Since the issue is a problem caused by the Windows DNS WMI provider unloading – we need to keep it loaded. Since I believe it unloads after 5 minutes of inactivity, we need to make sure we query WMI at least every 4 minutes. The simplest, cheapest, and easiest way I know to do that… is to create a simple performance monitor, that queries the DNS WMI namespace for a value, every 4 minutes. I have a complete write-up on how to create this monitor at THIS LINK.
I will start by creating a new Management pack - “Custom – DNS Addendum MP”
Next – I will create a new monitor, Unit Monitor, WMI Performance Counters, Static Thresholds, Single Threshold, Simple Threshold.
Give the monitor a name. I used “Custom - DNS Monitor Query to keep namespace loaded”
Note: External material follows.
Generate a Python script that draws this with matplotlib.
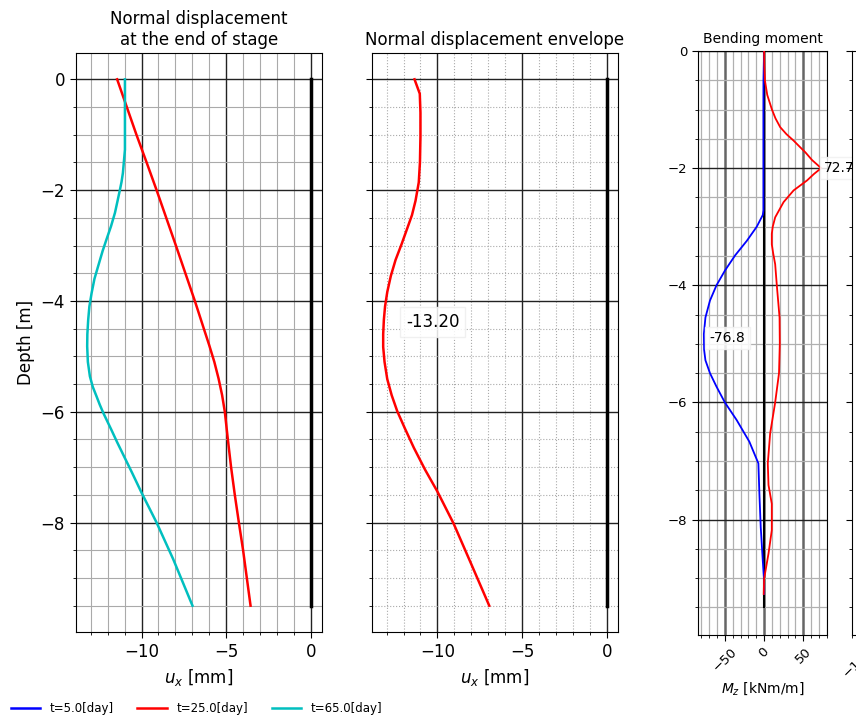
import numpy as np
import matplotlib
matplotlib.use("Agg")
import matplotlib.pyplot as plt
from matplotlib.ticker import MultipleLocator, NullFormatter

# ---------------- data ----------------
series_labels = ["t=5.0[day]", "t=25.0[day]", "t=65.0[day]"]
series_colors = ["blue", "red", "c"]

depth_t5 = [0, -9.5]
ux_t5 = [0.0, 0.0]

depth_t25 = [0, -0.5, -1.0, -1.5, -2.0, -2.5, -3.0, -3.5, -4.0, -4.5, -4.8, -5.1,
             -5.4, -5.7, -6.0, -6.5, -7.0, -7.5, -8.0, -8.5, -9.0, -9.5]
ux_t25 = [-11.44, -10.87, -10.30, -9.70, -9.11, -8.54, -7.97, -7.41, -6.85, -6.32,
          -6.00, -5.70, -5.45, -5.24, -5.08, -4.90, -4.71, -4.49, -4.25, -4.00, -3.78, -3.56]

depth_t65 = [0, -0.54, -1.27, -1.69, -1.85, -2.0, -2.2, -2.41, -2.65, -2.89, -3.1, -3.37,
             -3.6, -3.86, -4.1, -4.34, -4.6, -4.82, -5.1, -5.36, -5.55, -5.72, -5.87, -6.02,
             -6.32, -6.55, -6.8, -7.1, -7.46, -8.0, -8.66, -9.5]
ux_t65 = [-10.98, -10.98, -10.98, -11.10, -11.18, -11.28, -11.42, -11.57, -11.80, -12.07,
          -12.30, -12.56, -12.78, -12.95, -13.08, -13.15, -13.20, -13.21, -13.17, -13.05,
          -12.88, -12.66, -12.47, -12.26, -11.79, -11.44, -11.04, -10.56, -10.00, -9.11, -8.13, -6.99]

depth_env = [0, -0.26, -0.6, -1.03, -1.5, -1.86, -2.19, -2.45, -2.69, -2.98, -3.26,
             -3.55, -3.84, -4.1, -4.34, -4.6, -4.83, -5.1, -5.41, -5.7, -5.99, -6.3,
             -6.65, -7.05, -7.44, -8.02, -8.75, -9.5]
ux_env = [-11.35, -11.04, -11.00, -11.00, -11.03, -11.10, -11.29, -11.50, -11.78, -12.12,
          -12.47, -12.75, -12.96, -13.09, -13.16, -13.20, -13.20, -13.12, -12.96, -12.70,
          -12.37, -11.92, -11.39, -10.72, -10.00, -9.04, -8.00, -6.94]
env_min_label = "-13.20"

depth_m25 = [0, -0.25, -0.5, -0.75, -1.0, -1.15, -1.3, -1.42, -1.53, -1.63, -1.73, -1.86, -2.0,
             -2.1, -2.21, -2.38, -2.58, -2.84, -3.0, -3.12, -3.3, -3.45, -3.64, -4.0, -4.55,
             -5.0, -5.5, -6.0, -6.53, -7.04, -7.41, -7.73, -8.18, -8.58, -9.01, -9.27]
mz_t25 = [0, 0.3, 1.0, 4.0, 10.0, 14.5, 20.5, 28.5, 37.6, 45.0, 52.6, 61.0, 72.7,
          63.5, 54.7, 37.6, 24.8, 14.1, 11.0, 9.8, 9.8, 11.5, 14.1, 16.2, 19.7,
          20.0, 19.0, 14.1, 7.7, 4.7, 5.6, 9.8, 9.8, 5.6, 0.0, -0.5]
depth_m5 = [0, -0.5, -1.0, -2.0, -2.72, -2.8, -3.0, -3.24, -3.49, -3.75, -4.0, -4.26,
            -4.55, -4.83, -5.1, -5.28, -5.5, -5.73, -6.0, -6.3, -6.67, -7.04, -7.56,
            -8.13, -8.7, -9.04, -9.27]
mz_t5 = [0, -0.8, -0.9, -0.9, -0.9, -1.7, -9.4, -22.0, -37.0, -50.0, -60.7, -69.0,
         -74.8, -76.8, -76.5, -74.8, -69.0, -60.7, -50.0, -35.0, -18.8, -7.3, -6.0,
         -4.3, -1.7, 0.0, 0.0]
mz_max_label, mz_min_label = "72.7", "-76.8"

wall_top, wall_bottom = 0.0, -9.5

# ---------------- figure ----------------
W, H = 856, 717
fig = plt.figure(figsize=(W / 100, H / 100), dpi=100)

def ax_at(l, r, t, b):
    return fig.add_axes([l / W, 1 - b / H, (r - l) / W, (b - t) / H])

ax1 = ax_at(76, 322, 53, 632)
ax2 = ax_at(372, 618, 53, 632)
ax3 = ax_at(698, 827, 51, 635)
ax4 = ax_at(852, 981, 51, 635)

def style_disp(ax, dotted_minor):
    ax.xaxis.set_major_locator(MultipleLocator(5))
    ax.xaxis.set_minor_locator(MultipleLocator(1))
    ax.yaxis.set_major_locator(MultipleLocator(2))
    ax.yaxis.set_minor_locator(MultipleLocator(0.5))
    ax.grid(which="major", color="#222222", lw=1.0)
    ax.grid(which="minor", color="#aaaaaa", lw=0.8,
            ls=":" if dotted_minor else "-")
    ax.tick_params(which="major", labelsize=12, length=4.5)
    ax.tick_params(which="minor", length=2.5)
    ax.set_axisbelow(True)
    ax.set_xlabel("$u_x$ [mm]", fontsize=12)

# Panel 1
ax1.plot(ux_t5, depth_t5, color=series_colors[0], lw=1.8, label=series_labels[0])
ax1.plot(ux_t25, depth_t25, color=series_colors[1], lw=1.8, label=series_labels[1])
ax1.plot(ux_t65, depth_t65, color=series_colors[2], lw=1.8, label=series_labels[2])
ax1.plot([0, 0], [wall_top, wall_bottom], color="black", lw=2.5, zorder=5)
style_disp(ax1, False)
ax1.set_title("Normal displacement\nat the end of stage", fontsize=12)
ax1.set_ylabel("Depth [m]", fontsize=12)

# Panel 2
ax2.plot(ux_env, depth_env, color="red", lw=1.8)
ax2.plot([0, 0], [wall_top, wall_bottom], color="black", lw=2.5, zorder=5)
style_disp(ax2, True)
ax2.yaxis.set_major_formatter(NullFormatter())
ax2.set_title("Normal displacement envelope", fontsize=12)
ax2.text(-11.85, -4.38, env_min_label, fontsize=12, ha="left", va="center",
         bbox=dict(boxstyle="square,pad=0.35", facecolor="white", edgecolor="#eeeeee", alpha=0.85))

# Panel 3
ax3.plot([0, 0], [wall_top, wall_bottom], color="black", lw=1.5, zorder=2)
ax3.plot(mz_t5, depth_m5, color="blue", lw=1.3, zorder=3)
ax3.plot(mz_t25, depth_m25, color="red", lw=1.3, zorder=3)
ax3.set_ylim(-9.97, 0)
ax3.xaxis.set_major_locator(MultipleLocator(50))
ax3.xaxis.set_minor_locator(MultipleLocator(10))
ax3.yaxis.set_major_locator(MultipleLocator(2))
ax3.yaxis.set_minor_locator(MultipleLocator(0.5))
ax3.grid(which="major", axis="x", color="#666666", lw=1.8)
ax3.grid(which="major", axis="y", color="#222222", lw=1.0)
ax3.grid(which="minor", color="#b0b0b0", lw=0.9)
ax3.set_axisbelow(True)
ax3.tick_params(which="major", labelsize=9.5, length=4)
ax3.tick_params(which="minor", length=2.5)
for lab in ax3.get_xticklabels():
    lab.set_rotation(45)
ax3.set_title("Bending moment", fontsize=10)
ax3.set_xlabel("$M_z$ [kNm/m]", fontsize=10)
ax3.text(76.5, -2.0, mz_max_label, fontsize=10, ha="left", va="center",
         bbox=dict(boxstyle="square,pad=0.3", facecolor="white", edgecolor="#f0f0f0", alpha=0.85))
ax3.text(-69.5, -4.9, mz_min_label, fontsize=10, ha="left", va="center",
         bbox=dict(boxstyle="square,pad=0.3", facecolor="white", edgecolor="#f0f0f0", alpha=0.85))

# Panel 4 (cut off at the right edge)
ax4.set_xlim(-110, 110)
ax4.set_ylim(-9.97, 0)
ax4.xaxis.set_major_locator(MultipleLocator(100))
ax4.xaxis.set_minor_locator(MultipleLocator(10))
ax4.yaxis.set_major_locator(MultipleLocator(2))
ax4.yaxis.set_minor_locator(MultipleLocator(0.5))
ax4.yaxis.set_major_formatter(NullFormatter())
ax4.tick_params(which="major", labelsize=9.5, length=4)
ax4.tick_params(which="minor", length=2.5)
for lab in ax4.get_xticklabels():
    lab.set_rotation(45)
ax4.set_title("Shear force", fontsize=10)

# Legend
handles, labels = ax1.get_legend_handles_labels()
fig.legend(handles, labels, loc="lower left", bbox_to_anchor=(0.0, -0.012), ncol=3,
           frameon=False, fontsize=8.5, handlelength=2.5, columnspacing=2.0)

fig.savefig("out.png", dpi=100)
For the monitor target – since this is a problem only on Windows Server 2003, I chose “DNS 2003 Server”. We do not need to do this on Server 2008.
For the Parent monitor, I chose performance:
Next, we need to fill in the namespace, query, and frequency. I input “root\MicrosoftDNS” for the namespace, and “Select EventLogLevel from MicrosoftDNS_Server”. Since I want it to run every 4 minutes, that would be 240 seconds:
For the performance mapper section – this is the most confusing – I explain it a bit deeper at THIS LINK For now – just follow the graphic below:
Next, on the Threshold page… since this monitor is not really supposed to do anything other than query WMI on a schedule… we don't want it to alert. The query we are running for this example will return an integer from 0-10, so I will set this to 99, a number it could never return so the monitor will never change state.
Next, on the Alert Settings, do NOT generate alerts for this monitor.
Click Create. That is it.
For those who want to test this – I am attaching my sample management pack with only this monitor in it. To use my MP, you will need to have SCOM R2, otherwise you can create your own monitor as above.